5 Minutes with Johan Groenen
Words by Mar Marín • Oct 7 2022
Our monthly series of brief conversations with grassroots activists, creative technologists, and change-makers, who are also representatives of our 31-member organizations. Get to know the people at the forefront of the civic tech realm!
Johan is currently Code for NL’s representative at the network. He is a public tech entrepreneur with a background in natural computing and software design. An unstoppable brainstormer who sees opportunities and connects people, ideas, and initiatives.
Get to know Johan
I studied natural computing (computer science) and worked for a couple of years as a full-stack coder, mostly on API’s and web apps.
Later on, I was lead at two social media management and advertising startups. After a while, I wanted something a bit more socially relevant which led me to Waag —where I started as a “Code Fellow” at the city of Amsterdam, working up at Datalab Amsterdam.
From there, I started a software design agency for public tech called Tilt-shift and Code for NL —which is the Dutch community for developers and designers working on digital government (from the inside and outside). I also play the trumpet and sing in a choir.
What is the first thing that comes into your mind when you think about civic tech?

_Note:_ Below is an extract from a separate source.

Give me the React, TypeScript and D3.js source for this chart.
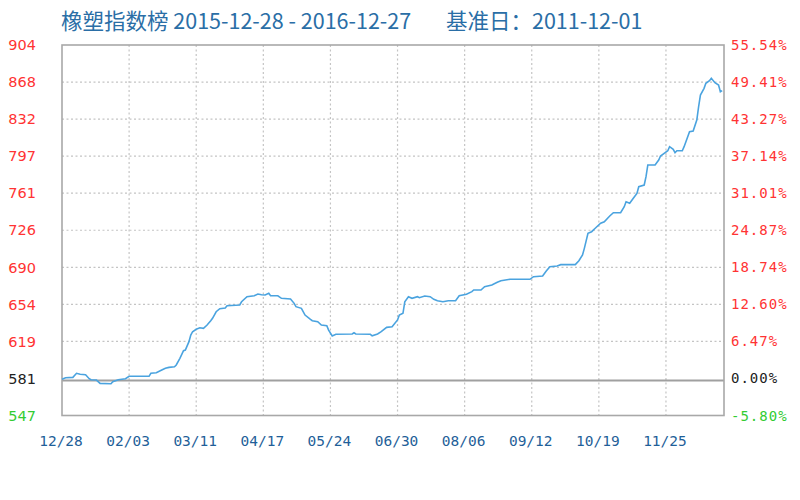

My first thought goes towards working together on open, fair, and inclusive societies, and a strong sense of community among the people in all our organizations.
In that sense, I also think about the fact that it is very difficult to organize the potential for greater impact.
What are the biggest civic tech challenges in your region?
(In my personal opinion) making sure the internet/web and its technology aren’t monopolized by large companies nor by governments, but stay available for individuals and organizations of any size, to use freely, safely, and creatively.
Also, aligning the civic tech organizations, getting the government to open up software projects, maintaining a constructive-critical perspective on digital government developments and the use of technology by governments, improving ethical best practices among designers and developers.